In Newfoundland and Labrador, the holiday coincides with Memorial Day, a solemn occasion commemorating a tragic day in the province’s history: July, 1, 1916 when nearly the entire Newfoundland Regiment was wiped out at the battle at Beaumont-Hamel. Ceremonies include a remembrance service at the National War Memorial in St. John’s and an annual parade in memory of the fallen. 

A little further west in Quebec, Canada Day is also known as Moving Day: a quirky tradition revolving around the day most of the province’s lease agreements expire.

The holiday (if you can call it that) has been around for centuries and stems from a policy that prevented tenants from being evicted mid-winter. Today, it’s become a spectacle as thousands of moving trucks, cube vans and bicycles (yes, you read that right) hit the road on July 1 en route to greener pastures. (Because moving isn’t bad enough already, everyone should do it on the same day.)

SOME TRIVIA, EH

If you’re sitting around the campfire this weekend and need to spark some conversation, we’ve got you covered with all the Canadian-themed Timbits…er, tidbits you can handle.

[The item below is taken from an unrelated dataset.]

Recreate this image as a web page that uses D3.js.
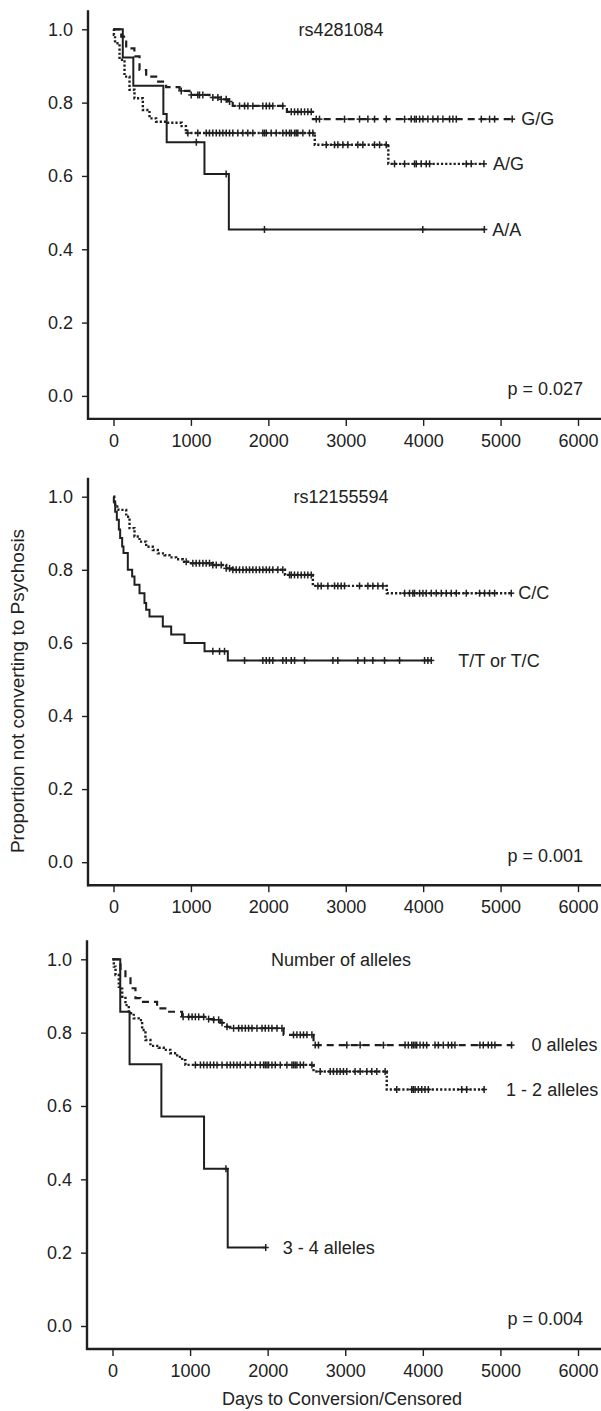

• The name “Canada” has Indigenous roots. It is derived from the Huron-Iroquois word “Kanata” meaning “village” or “settlement.”

• “O Canada” was proclaimed the country’s national anthem on July 1, 1980 — 100 years after it was first performed.

• The first known use of the term “trick-or-treat” was in Alberta.

• Roughly two-thirds of the world’s polar bear population lives in Canada. The northern town of Churchill, Manitoba (a.k.a. the polar bear capital of the world) has a jail for polar bears that go rogue.

• The world champion Toronto Raptors (will we ever get tired of saying that?) may be Canada’s best-ever NBA team but they weren’t the first. That distinction goes to the Toronto Huskies who played exactly one year during the 1946–1947 season.

• At more than 202,000 kilometres, Canada has the world’s longest coastline.

• Quebec produces more than 70% of the planet’s maple syrup. It’s also home to the Global Strategic Maple Syrup Reserves.

• The toonie was introduced as currency in 1996. The penny was discontinued in 2013. (Our wallets are grateful.)

Now, without further ado, from all of us to all of you: Cheers to a happy Canada Day!